Emulation of natural disturbances (15.31)
Ellen talks about the origin of sustainable forest management in the 1980s-90s motivated by a desire to sustain a full range of values and inspired by natural disturbance patterns. Ellen believes the emulation of natural disturbances is one tool to achieve ecosystem management goals.
Nature knows best (19.23)
Ellen points out that using natural forest ecology to inform forest management goes back to the 1920s-30s when nature was used as an inspiration to understand how forests functioned and regenerated after disturbances depending on the species there to inform silviculture practices.

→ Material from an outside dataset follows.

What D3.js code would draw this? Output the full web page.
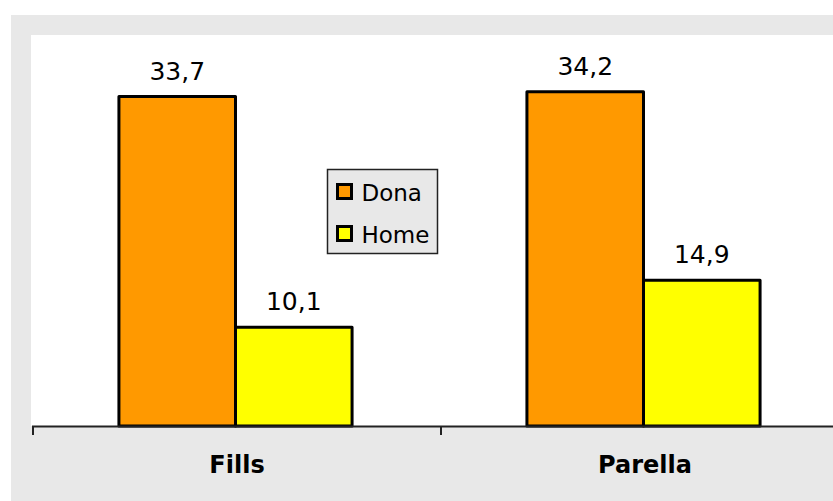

Identifying the real objective (28.12)
The important differentiator of natural disturbance, whether fire, insects or major disturbances is that “they don’t kill everything”. They create opportunities for trees to regenerate and create structural diversity in the forest. The focus should be on forest management plans purposefully emulating the effects of natural disturbance instead of the patterns of natural disturbance.
Challenges in sustainable forest management (43.00)
Ellen finds that the complexity of implementing regulations related to sustainable forest management is a challenge. There are also worries that some may take advantage of the flexibilities in the regulation or make mistakes in interpreting how natural disturbance effects should be emulated since it is not a well-tested hypothesis. Additionally, forests take a long time to grow, so it will be a slow process.
The old and the new (51.17)
Ellen uses the example of deadwood to explain how the understanding of different components of a forest evolves over time. Different technologies today can help us monitor, document and inventory forest biodiversity which allows for more opportunities to manage forests better.
Always learning (1.07.08)
Ellen advises learning from Indigenous peoples’ history with landscape management and the tools they use. She hopes “forest management can be viewed like science - as a never-ending set of questions rather than a series of disconnected truths”.